Data Factories are designed to capture data, not combine or present it
Now some data factories are designed under covers in a way that is very efficient for the capture of this data, but is a little difficult to find a unique Customer ID Key. Again we use technical data terms like foreign keys, role playing tables and composite keys to describe some of the patterns that can be used in the data factories to define a unique Customer ID.
So when we collect a new set of data from a current data factory or a new data factory we have some manual work to do to identify and confirm the Key for that data.
4 minutes is fast
We have got the process of identifying the Key and loading a new set of data into the History Area in AgileData.io down to approximately 4 minutes effort.
This includes profiling the collected data, determining the key, confirming the key is unique, creating the rule that will populate the History Table, executing the code that loads it and validating the History Table has all the required data.
When we applied this process against our first customers data factory, which was Shopify, there was the equivalent of 8 History Tables to configure rules for. So 4 min x8 meant 1/2 hour elapsed effort and we were done, great.

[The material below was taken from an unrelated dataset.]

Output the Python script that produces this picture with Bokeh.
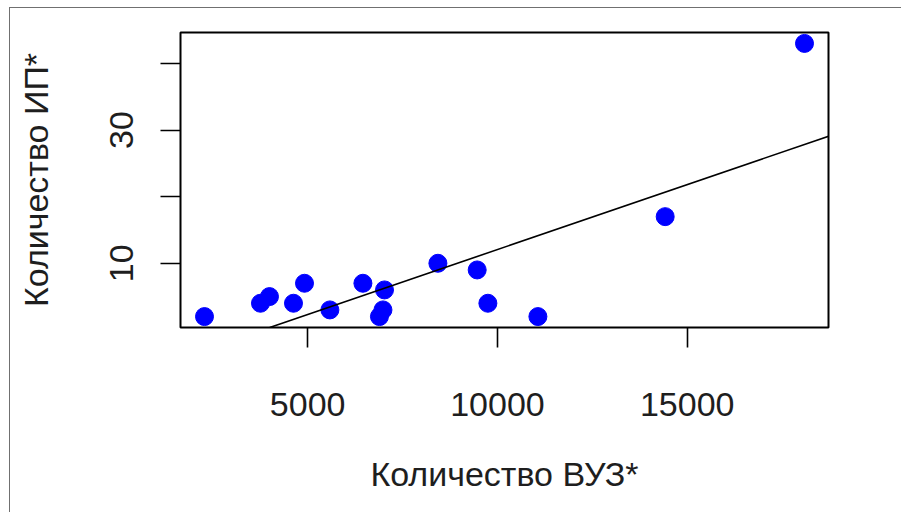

As an aside the way Shopify provides access to their data is via an Application Programming Interface (API = another TLA) and the API returns data that is nested and is also data based on an event (order, payment etc). So each Shopify History Table is the equivalent of multiple tables in other data factories. While the creation of History Tables for Shopify was quick, the complexity is moved to configuring the rules that identify the Concepts, Details and Events we need to be able to use the data to make decisions, but that is a subject for another post.
4 minutes is fast, unless you do it 100 hundred times
Our second customer was delivering a Data Migration use case, where their legacy data factory had 380 data tables we needed to collect.
So this became 4 min x 380 which equates to around 25 hours of elapsed effort. Not so quick and also not so much fun, I would characterise that work as “Dross”.
Automate the Dross, in a agile way
So here is a perfect candidate for a repetitive task that should be automated.
As I mentioned earlier each data factory can use a different modelling technique to create and manage unique keys for a customer record, so there is complexity we need to manage when automating this process.
Our agile mindset coupled with this known complexity means we know we shouldn’t try and build a solution that covers every data factory scenario in the first go.
So we will focus on automating an obvious data factory pattern, aiming for 60% of data that is collected being moved to the History Area with less than 30 seconds of elapsed effort.
That will take a pile of Dross and make it Simply Magical.